Ketika Senja Merayap, Ke Mana Perginya Janji Abadi?
harmonikita.com – Di usia senja yang seharusnya dihiasi kehangatan dan kenangan indah, terkadang cinta yang dulunya membara justru terasa meredup. Fenomena ini mungkin jarang dibicarakan, namun nyata adanya dan menimbulkan pertanyaan mendalam: mengapa cinta yang diyakini abadi justru memudar seiring bertambahnya usia? Mari kita telaah lebih jauh dinamika yang mungkin terjadi dalam perjalanan cinta di masa senja.
Bukan Sekadar Kisah dalam Novel
Kita seringkali terpukau dengan kisah cinta abadi yang melampaui waktu dan usia. Namun, realitas kehidupan seringkali menyajikan narasi yang lebih kompleks. Perubahan fisik, masalah kesehatan, kehilangan orang-orang terdekat, hingga perubahan prioritas hidup dapat menjadi tantangan tersendiri bagi sebuah hubungan di usia senja. Bukan berarti cinta itu hilang sepenuhnya, tetapi mungkin bertransformasi menjadi bentuk kasih sayang, persahabatan, atau bahkan rasa nyaman yang berbeda dari gejolak asmara di masa muda.
Mengurai Akar Permasalahan
Beberapa faktor dapat berkontribusi pada perubahan dinamika cinta di usia senja:
Perubahan Fisik dan Kesehatan
Seiring bertambahnya usia, tubuh mengalami berbagai perubahan. Penurunan kesehatan, munculnya penyakit kronis, atau keterbatasan fisik dapat memengaruhi kualitas hidup dan interaksi dalam hubungan. Pasangan mungkin lebih fokus pada perawatan satu sama lain daripada menjaga romantisme. Beban emosional dan fisik akibat masalah kesehatan juga bisa mengikis energi yang dibutuhkan untuk memelihara keintiman.

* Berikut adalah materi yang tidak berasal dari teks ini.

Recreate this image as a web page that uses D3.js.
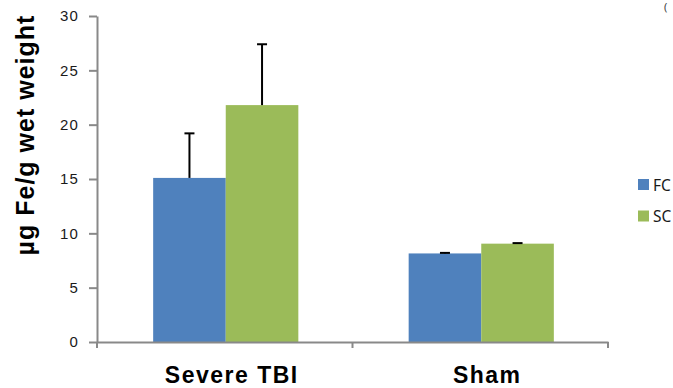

Perubahan Prioritas dan Perspektif Hidup
Di usia senja, prioritas hidup seringkali bergeser. Setelah melewati berbagai fase kehidupan, fokus mungkin lebih tertuju pada warisan, spiritualitas, atau menikmati waktu yang tersisa dengan tenang. Hal ini bisa menyebabkan perubahan dalam cara pasangan mengekspresikan cinta dan kasih sayang. Mungkin tidak lagi ada kencan romantis yang menggebu-gebu, tetapi lebih kepada kebersamaan yang sederhana dan saling mendukung dalam menjalani hari-hari.
Beban Kehilangan dan Kesepian
Kehilangan pasangan, sahabat, atau anggota keluarga adalah kenyataan pahit yang sering dihadapi di usia senja. Rasa duka dan kesepian yang mendalam dapat memengaruhi kondisi emosional seseorang dan secara tidak langsung berdampak pada hubungan yang tersisa. Seseorang yang sedang berduka mungkin menarik diri atau kesulitan untuk terhubung secara emosional dengan pasangannya.
Komunikasi yang Menurun
Komunikasi yang efektif adalah fondasi dari setiap hubungan yang sehat. Seiring berjalannya waktu, pola komunikasi yang kurang baik atau kurangnya upaya untuk saling memahami dapat semakin memperburuk jarak emosional antara pasangan. Mungkin ada asumsi yang tidak terucapkan, kekecewaan yang terpendam, atau kesulitan untuk membicarakan kebutuhan dan perasaan masing-masing.
Perbedaan Harapan dan Kebutuhan
Seiring bertambahnya usia, harapan dan kebutuhan dalam sebuah hubungan juga bisa berubah. Apa yang dianggap penting di usia muda mungkin tidak lagi relevan di usia senja. Jika pasangan tidak mampu mengkomunikasikan dan menyesuaikan diri dengan perubahan ini, potensi terjadinya konflik atau perasaan tidak terpenuhi bisa meningkat.
Transformasi Cinta: Bukan Akhir dari Segalanya
Penting untuk dipahami bahwa memudarnya romantisme yang menggebu-gebu tidak selalu berarti akhir dari cinta. Cinta dapat bertransformasi menjadi bentuk yang lebih matang dan mendalam. Kehangatan dalam kebersamaan, rasa saling menghargai, dukungan tanpa syarat, dan kenangan indah yang telah dilalui bersama bisa menjadi perekat yang kuat dalam hubungan di usia senja.
Sebuah studi yang diterbitkan dalam Journal of Social and Personal Relationships menunjukkan bahwa kepuasan dalam hubungan jangka panjang seringkali lebih didasarkan pada faktor-faktor seperti persahabatan, komitmen, dan dukungan emosional daripada gairah romantis semata. Ini mengindikasikan bahwa transformasi cinta adalah bagian alami dari perjalanan sebuah hubungan yang panjang.